The daughter of Robert Miller, the duty-free tycoon, and the fashionable Chantal Miller, Alexandra, at 25, is the same age as Diane when she embarked on the business. Alexandra is married to Alexandre Von Furstenberg, son of Diane and Egon Von Furstenberg.

And it doesn't hurt, of course, that Alexandra has a coterie of hipster friends who are routinely photographed sipping champagne at some of New York's swankiest spots ... wearing The Dress.

"The return of the wrap dress is a very new thing as well as revival of an old thing," says Alexandra, who owns "several dozen" and calls it one-step dressing.

So old, in fact, that in the mid-1980s, Von Furstenberg had licensed it to another manufacturer, Puritan. Subsequently she bought back the license and took to selling on QVC, blatantly defying the notion that if you've worn a trend in one decade, you shouldn't revisit it in another.

"This time it's really three generations -- the daughters, mothers and some of the grandmothers who are wearing it," she says.
But the main customer is "the young, hip, active woman who wants to be sexy," she says.

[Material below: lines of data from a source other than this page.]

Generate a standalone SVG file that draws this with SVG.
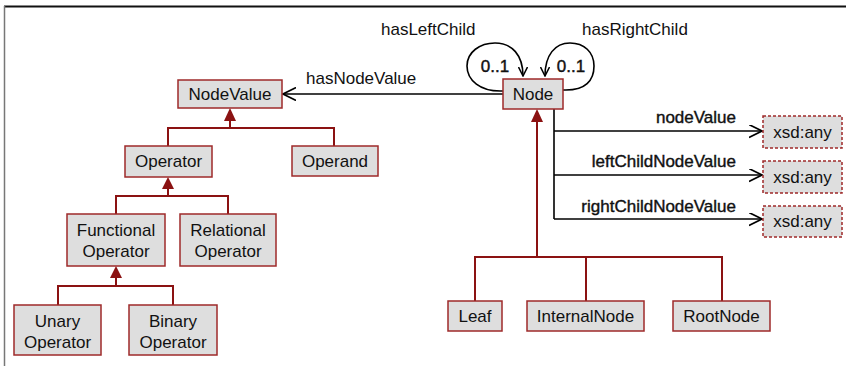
<svg xmlns="http://www.w3.org/2000/svg" width="846" height="366" viewBox="0 0 846 366">
<defs>
<style>
.box{fill:#dedede;stroke:#9e2a2a;stroke-width:1.5}
.dbox{fill:#dedede;stroke:#9e2a2a;stroke-width:1.5;stroke-dasharray:3,2}
.t{font-family:"Liberation Sans",Arial,sans-serif;font-size:17px;fill:#111;text-anchor:middle;dominant-baseline:central}
.lbl{font-family:"Liberation Sans",Arial,sans-serif;font-size:17px;fill:#111}
.bl{stroke:#111;stroke-width:0.4}
.inh{fill:none;stroke:#8b1212;stroke-width:2}
.tri{fill:#8b1212;stroke:none}
.asc{fill:none;stroke:#000;stroke-width:1.6}
</style>
<marker id="open" viewBox="0 0 14 14" refX="13" refY="6.5" markerWidth="14" markerHeight="14" markerUnits="userSpaceOnUse" orient="auto">
<path d="M0,0 L13,6.5 L0,13" fill="none" stroke="#000" stroke-width="1.6"/>
</marker>
<marker id="openS" viewBox="0 0 10 10" refX="9" refY="4.5" markerWidth="10" markerHeight="10" markerUnits="userSpaceOnUse" orient="auto">
<path d="M0,0 L9,4.5 L0,9" fill="none" stroke="#000" stroke-width="1.5"/>
</marker>
</defs>
<rect x="0" y="0" width="846" height="366" fill="#fff"/>
<line x1="4" y1="6.5" x2="846" y2="6.5" stroke="#111" stroke-width="2"/>
<line x1="4.5" y1="6" x2="4.5" y2="366" stroke="#777" stroke-width="1.5"/>

<g id="connectors">
<path class="inh" d="M168,146 V128 H334 V146 M230,128 V121"/>
<polygon class="tri" points="230,108 224,121 236,121"/>
<path class="inh" d="M116,214 V196 H228 V214 M168,196 V189"/>
<polygon class="tri" points="168,177 162,189 174,189"/>
<path class="inh" d="M58,305 V286 H173 V305 M116,286 V278"/>
<polygon class="tri" points="116,266 110,278 122,278"/>
<path class="inh" d="M475,301 V257 H722 V301 M586,257 V301 M537,257 V122"/>
<polygon class="tri" points="537,109 531,122 543,122"/>
<path class="asc" d="M503,94 H283" marker-end="url(#open)"/>
<text class="lbl" x="306" y="84">hasNodeValue</text>
<path class="asc" d="M503,91 C480,92 467,80 467,66 C467,52 480,43 495,43 C512,43 523,55 523,76" marker-end="url(#openS)"/>
<path class="asc" d="M563,90 C586,91 594,80 594,66 C594,52 584,43 570,43 C555,43 545,55 545,76" marker-end="url(#openS)"/>
<text class="lbl" x="381" y="35">hasLeftChild</text>
<text class="lbl" x="582" y="35">hasRightChild</text>
<text class="t bl" x="495" y="66">0..1</text>
<text class="t bl" x="571" y="66">0..1</text>
<path class="asc" d="M554,109 V219"/>
<path class="asc" d="M554,131 H762" marker-end="url(#open)"/>
<path class="asc" d="M554,175 H762" marker-end="url(#open)"/>
<path class="asc" d="M554,219 H762" marker-end="url(#open)"/>
<text class="lbl bl" x="736" y="123" text-anchor="end">nodeValue</text>
<text class="lbl bl" x="736" y="167" text-anchor="end">leftChildNodeValue</text>
<text class="lbl bl" x="736" y="212" text-anchor="end">rightChildNodeValue</text>
</g>

<g id="NodeValue"><rect class="box" x="178" y="80" width="104" height="28"/><text class="t" x="230" y="94">NodeValue</text></g>
<g id="Operator"><rect class="box" x="125" y="146" width="87" height="31"/><text class="t" x="168.5" y="161.5">Operator</text></g>
<g id="Operand"><rect class="box" x="292" y="146" width="86" height="30"/><text class="t" x="335" y="161">Operand</text></g>
<g id="FunctionalOperator"><rect class="box" x="67" y="214" width="98" height="52"/><text class="t" x="116" y="230">Functional</text><text class="t" x="116" y="251">Operator</text></g>
<g id="RelationalOperator"><rect class="box" x="180" y="214" width="96" height="52"/><text class="t" x="228" y="230">Relational</text><text class="t" x="228" y="251">Operator</text></g>
<g id="UnaryOperator"><rect class="box" x="14" y="305" width="87" height="50"/><text class="t" x="57.5" y="321">Unary</text><text class="t" x="57.5" y="342">Operator</text></g>
<g id="BinaryOperator"><rect class="box" x="129" y="305" width="88" height="50"/><text class="t" x="173" y="321">Binary</text><text class="t" x="173" y="342">Operator</text></g>
<g id="Node"><rect class="box" x="503" y="79" width="60" height="30"/><text class="t" x="533" y="94">Node</text></g>
<g id="Leaf"><rect class="box" x="448" y="301" width="54" height="30"/><text class="t" x="475" y="316">Leaf</text></g>
<g id="InternalNode"><rect class="box" x="527" y="301" width="117" height="30"/><text class="t" x="585.5" y="316">InternalNode</text></g>
<g id="RootNode"><rect class="box" x="673" y="301" width="97" height="30"/><text class="t" x="721.5" y="316">RootNode</text></g>
<g id="xsdany1"><rect class="dbox" x="763" y="116" width="79" height="32"/><text class="t" x="802.5" y="132">xsd:any</text></g>
<g id="xsdany2"><rect class="dbox" x="763" y="161" width="79" height="32"/><text class="t" x="802.5" y="177">xsd:any</text></g>
<g id="xsdany3"><rect class="dbox" x="763" y="206" width="79" height="31"/><text class="t" x="802.5" y="221.5">xsd:any</text></g>
</svg>
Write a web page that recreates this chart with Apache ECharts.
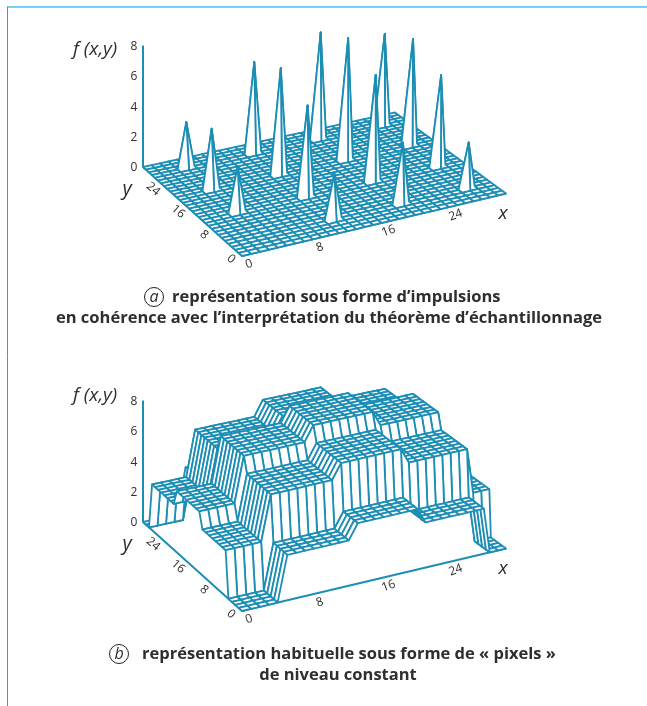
<!DOCTYPE html>
<html>
<head>
<meta charset="utf-8">
<style>
  html, body { margin: 0; padding: 0; background: #fff; }
  #chart { width: 647px; height: 706px; }
</style>
</head>
<body>
<div id="chart"></div>
<script src="https://cdn.jsdelivr.net/npm/echarts@6/dist/echarts.min.js"></script>
<script>
// valeurs
const sampleX = [4, 12, 20, 28, 36];
const sampleY = [4, 12, 20, 28, 36];
// une ligne par y, une colonne par x
const levels = [
  [0, 3, 4, 3, 0],
  [3, 6, 7, 6, 3],
  [4, 7, 8, 7, 4],
  [3, 6, 7, 6, 3],
  [0, 3, 4, 3, 0],
];
const xTicks = [0, 8, 16, 24];
const yTicks = [0, 8, 16, 24];
const zTicks = [0, 2, 4, 6, 8];
const GRID_MAX = 31;

const BLUE = "#1c8eb5";
const TEXT = "#2e2e2e";
const AXIS_FONT = "'Open Sans', 'Noto Sans', sans-serif";
const OFFSET_B = 355;

// coins du plan z=0 : (0,0), (31,0), (31,31), (0,31)
const corners = [[242, 256], [506, 193.5], [395, 112.5], [143, 167]];
const Z_SCALE = 15.2;
const LEAN = 1 / 7000;

// homographie carre unite -> quadrilatere
function makeHomography(q) {
  const dx1 = q[1][0] - q[2][0], dx2 = q[3][0] - q[2][0];
  const dy1 = q[1][1] - q[2][1], dy2 = q[3][1] - q[2][1];
  const sx = q[0][0] - q[1][0] + q[2][0] - q[3][0];
  const sy = q[0][1] - q[1][1] + q[2][1] - q[3][1];
  const den = dx1 * dy2 - dx2 * dy1;
  const g = (sx * dy2 - dx2 * sy) / den;
  const h = (dx1 * sy - sx * dy1) / den;
  return {
    a: q[1][0] - q[0][0] + g * q[1][0], b: q[3][0] - q[0][0] + h * q[3][0], c: q[0][0],
    d: q[1][1] - q[0][1] + g * q[1][1], e: q[3][1] - q[0][1] + h * q[3][1], f: q[0][1],
    g: g, h: h,
  };
}
const H = makeHomography(corners);

function project(x, y, z) {
  const s = x / GRID_MAX, t = y / GRID_MAX;
  const w = H.g * s + H.h * t + 1;
  const u = (H.a * s + H.b * t + H.c) / w;
  const v = (H.d * s + H.e * t + H.f) / w;
  const dz = z * Z_SCALE;
  return [u + dz * (u - corners[3][0]) * LEAN, v - dz];
}

// a : impulsions aux points d'echantillonnage
function impulseHeight(i, j) {
  const xi = sampleX.indexOf(i), yi = sampleY.indexOf(j);
  return xi >= 0 && yi >= 0 ? levels[yi][xi] : 0;
}
// b : niveau constant par bloc
function blockHeight(i, j) {
  const xi = sampleX.findIndex((s) => i <= s);
  const yi = sampleY.findIndex((s) => j <= s);
  return levels[yi][xi];
}

// du plus loin au plus proche pour masquer les parties cachees
function buildQuads(height) {
  const quads = [];
  for (let j = GRID_MAX - 1; j >= 0; j--) {
    for (let i = GRID_MAX - 1; i >= 0; i--) {
      quads.push([i, j, height(i, j), height(i + 1, j), height(i + 1, j + 1), height(i, j + 1)]);
    }
  }
  return quads;
}

function surfaceSeries(gridIndex, height) {
  return {
    type: "custom",
    coordinateSystem: "cartesian2d",
    xAxisIndex: gridIndex,
    yAxisIndex: gridIndex,
    silent: true,
    progressive: 0,
    z: 3,
    data: buildQuads(height),
    renderItem(params, api) {
      const i = api.value(0), j = api.value(1);
      const pts = [
        api.coord(project(i, j, api.value(2))),
        api.coord(project(i + 1, j, api.value(3))),
        api.coord(project(i + 1, j + 1, api.value(4))),
        api.coord(project(i, j + 1, api.value(5))),
      ];
      return {
        type: "polygon",
        shape: { points: pts },
        style: { fill: "#fff", stroke: BLUE, lineWidth: 1.8, lineJoin: "round" },
      };
    },
  };
}

function axisLine(gridIndex, from, to, width) {
  return {
    type: "line",
    xAxisIndex: gridIndex,
    yAxisIndex: gridIndex,
    silent: true,
    symbol: "none",
    z: 2,
    lineStyle: { color: BLUE, width: width },
    data: [project(...from), project(...to)],
  };
}

function tickLabels(gridIndex) {
  const items = [];
  xTicks.forEach((t) => items.push({ value: project(t, 0, 0), name: String(t), dx: 7, dy: 8, rot: 20 }));
  yTicks.forEach((t) => items.push({ value: project(0, t, 0), name: String(t), dx: -11, dy: 3, rot: -40 }));
  zTicks.forEach((t) => items.push({ value: project(0, GRID_MAX, t), name: String(t), dx: -9, dy: 1, rot: 0 }));
  return {
    type: "custom",
    coordinateSystem: "cartesian2d",
    xAxisIndex: gridIndex,
    yAxisIndex: gridIndex,
    silent: true,
    z: 4,
    data: items,
    renderItem(params, api) {
      const it = items[params.dataIndex];
      const p = api.coord(it.value);
      return {
        type: "text",
        x: p[0] + it.dx,
        y: p[1] + it.dy,
        rotation: (it.rot * Math.PI) / 180,
        style: {
          text: it.name,
          fill: TEXT,
          font: "12px " + AXIS_FONT,
          align: "center",
          verticalAlign: "middle",
        },
      };
    },
  };
}

function panelSeries(gridIndex, height) {
  return [
    axisLine(gridIndex, [0, GRID_MAX, 0], [0, GRID_MAX, 8], 2),
    axisLine(gridIndex, [0, 0, 0], [GRID_MAX, 0, 0], 2),
    axisLine(gridIndex, [0, 0, 0], [0, GRID_MAX, 0], 2),
    surfaceSeries(gridIndex, height),
    tickLabels(gridIndex),
  ];
}

function hiddenAxis(gridIndex, max, inverse) {
  return { type: "value", gridIndex: gridIndex, min: 0, max: max, inverse: inverse, show: false };
}

function label(text, x, y, font, align) {
  return { type: "text", x: x, y: y, style: { text: text, font: font, fill: TEXT, align: align || "left", verticalAlign: "middle" } };
}

const CAPTION = "bold 16.5px 'Open Sans', 'Noto Sans', sans-serif";
const AXIS_NAME = "italic 19px " + AXIS_FONT;

function circled(letter, x, y) {
  return [
    { type: "circle", shape: { cx: x, cy: y, r: 9.5 }, style: { fill: "none", stroke: "#222", lineWidth: 1 } },
    label(letter, x, y, "italic 16px " + AXIS_FONT, "center"),
  ];
}

const option = {
  animation: false,
  backgroundColor: "#fff",
  grid: [
    { left: 0, top: 0, width: 647, height: 350 },
    { left: 0, top: OFFSET_B, width: 647, height: 350 },
  ],
  xAxis: [hiddenAxis(0, 647, false), hiddenAxis(1, 647, false)],
  yAxis: [hiddenAxis(0, 350, true), hiddenAxis(1, 350, true)],
  series: panelSeries(0, impulseHeight).concat(panelSeries(1, blockHeight)),
  graphic: [
    { type: "line", shape: { x1: 7, y1: 7, x2: 647, y2: 7 }, style: { stroke: "#6fd3f5", lineWidth: 2 } },
    { type: "line", shape: { x1: 7.5, y1: 7, x2: 7.5, y2: 706 }, style: { stroke: "#1ea7df", lineWidth: 1 } },
    label("f (x,y)", 73, 50, AXIS_NAME),
    label("y", 127, 189, "italic 20px " + AXIS_FONT, "center"),
    label("x", 503, 214, AXIS_NAME, "center"),
    label("f (x,y)", 73, 396, AXIS_NAME),
    label("y", 127, 189 + OFFSET_B, "italic 20px " + AXIS_FONT, "center"),
    label("x", 503, 214 + OFFSET_B, AXIS_NAME, "center"),
    ...circled("a", 154, 297),
    label("représentation sous forme d’impulsions", 172, 297, CAPTION),
    label("en cohérence avec l’interprétation du théorème d’échantillonnage", 329, 318, CAPTION, "center"),
    ...circled("b", 119, 654),
    label("représentation habituelle sous forme de « pixels »", 142, 654, CAPTION),
    label("de niveau constant", 338, 675, CAPTION, "center"),
  ],
};

const myChart = echarts.init(document.getElementById("chart"));
myChart.setOption(option);
</script>
</body>
</html>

Think Sarah Jessica Parker, Cameron Diaz, Kelly Lynch.

"And that's why the sizes two, four, six are the first to go."

Keep that in mind next time the eggnog tray comes your way.

The timing couldn't be better, as revivals such as Lilly Pulitzer's floral shifts and Halston's slinky gowns make a successful bid for the return of the dresses of two decades past.

It was then that Von Furstenberg originally anticipated a need for "a little bourgeois dress, easy, pretty, sexy, the extension of a T-shirt."

"Fashion then was either very far-out hippie or drip-dry polyester," she says. "There was nothing in between. I thought there was need for a little dress."
She was right. By the mid-1970s, Betty Ford, Aretha Franklin, Cheryl Tiegs and Cybill Shepherd were among 5 million women who lined up to buy the dress that landed Von Furstenberg on the cover of Newsweek in 1976.

The cotton/rayon jersey print dress has been reinvented in all-silk knit that runs about $200 and comes in new colors and prints. Downsizing led to narrower lapels and a hemline at the knee, rather than mid-calf.

The dress is sold at Saks Fifth Avenue under the new Diane label. At its launch, the store sold out of 1,500. It's also at Neiman Marcus, Bloomingdale's and specialty stores.
Then again, you still might snag a golden oldie at a flea market.
What's next?

"Wrap halters, wrap jumpsuits, every way you can possibly wrap," Von Furstenberg says. "It's a dress without a button or zipper that you can get in and out of so easily."